Hawking’s rejection of God and religion has intensified, or at least become more outspoken, in recent years. In his bestselling 1988 book, A Brief History of Time, which sold a reported nine million copies and propelled the physicist to instant stardom, Hawking describes what it would mean for scientists to develop a “theory of everything” — a set of equations that describes every particle and force in the entire universe. “It would be the ultimate triumph of human reason — for then we should know the mind of God,” he wrote. Twenty-three years later, he has pushed God out of the picture.
Hawking’s latest comments go beyond even those laid out in his 2010 book, The Grand Design, in which he asserts that there is no need for a creator to explain the existence of the universe. All you need is Stephen Hawking. The book provoked a backlash from some religious leaders, including Britain’s chief rabbi, Lord Jonathan Sacks, who accused Hawking of committing an “elementary fallacy” of logic. “There is a difference between science and religion,” the chief rabbi explained in the pages The Times of London (Sept. 2, 2010). “Science is about explanation. Religion is about interpretation. The Bible simply isn’t interested in how the universe came into being.” Lord Sacks also pointed out that the hostility between religion and science is one of “the curses of our age” and warned it would be equally damaging to both. “But there is more to wisdom than science. It cannot tell us why we are here or how we should live. Science masquerading as religion is as unseemly as religion masquerading as science.”

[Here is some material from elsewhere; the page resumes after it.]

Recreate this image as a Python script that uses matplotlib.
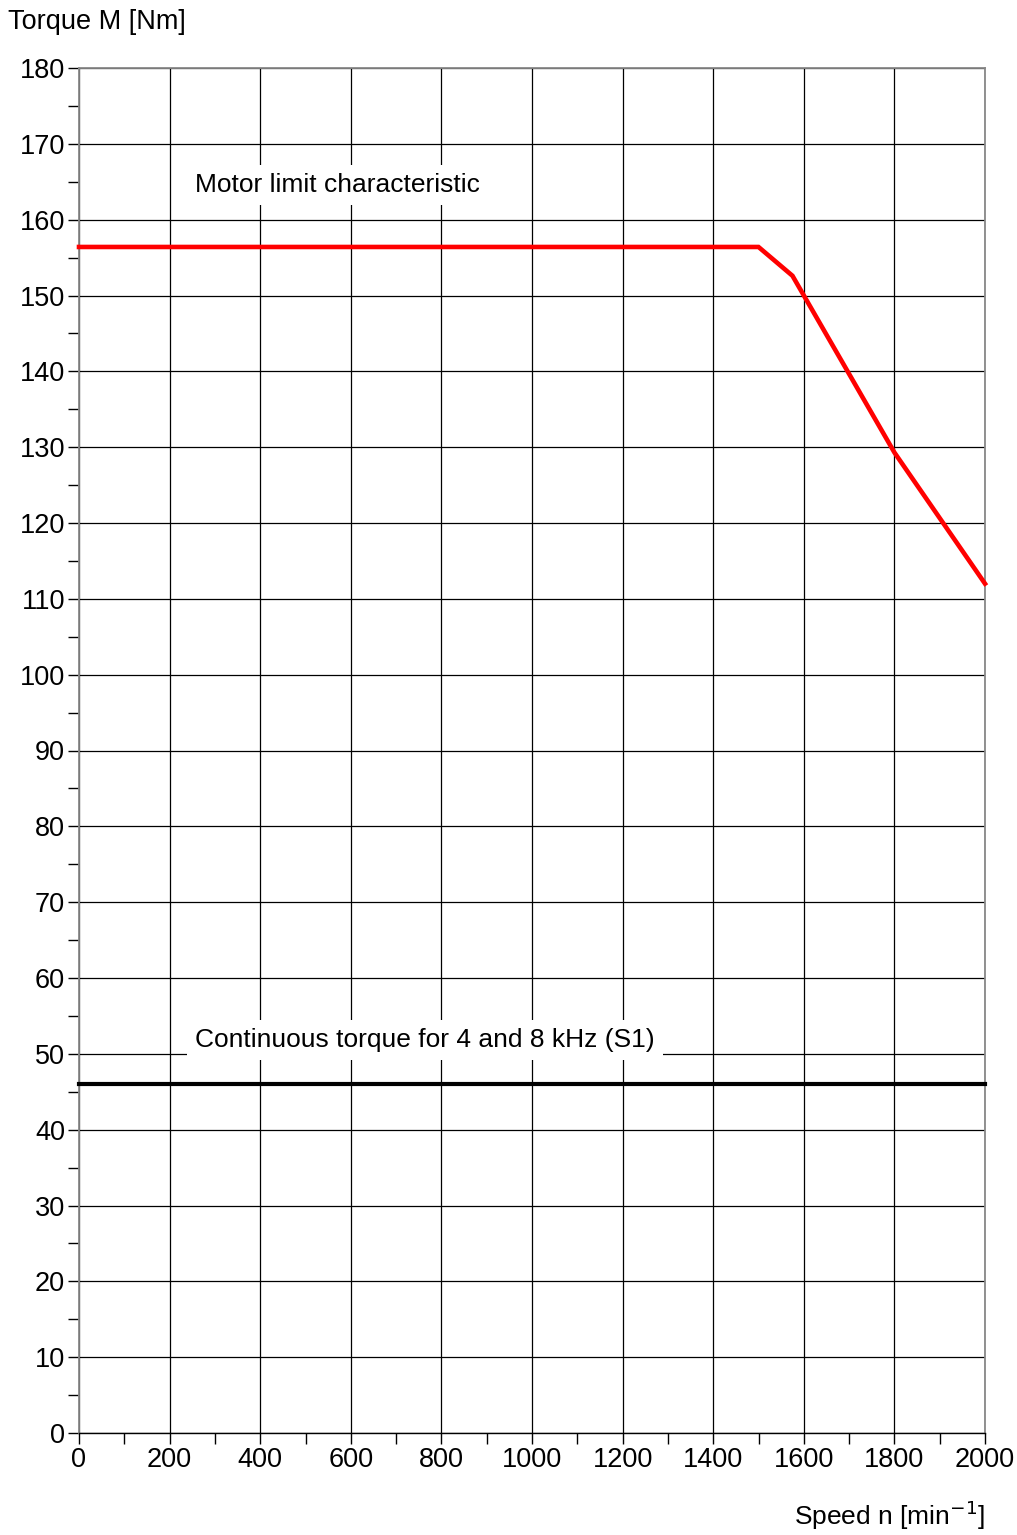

NOR readers are no strangers to discussions on faith and reason, with concepts like Pascal’s Wager (that a rational person should wager as though God exists, because living life accordingly has everything to gain and nothing to lose), and the tendency for atheistic scientists to mislabel their own “faith” theories as scientific facts. But this time around, Hawking’s heavenly pronouncement is so absurd — and so clear too — that he’s been skewered from every angle. “Hawking is an inspiration, demonstrating how one can overcome severe physical handicaps in order to rain on EVERYONE ELSE’S parade,” quips Danny Tyree, writing in The Jersey Journal (May 18). Tyree likens the aging Hawking to an over-enthusiastic Grinch who not only wants to steal Christmas from us but Easter, baptisms, and weddings as well. After all, “computers” don’t need to form sacramental unions, do they? On Twitter, Hawking was poked by a satirical “news flash” from Ian Speir: “Stephen Hawking admits to being an alchemist; insists gold will create itself from nothing.” Ouch! Those pop-culture lashes must hurt a lifelong academic.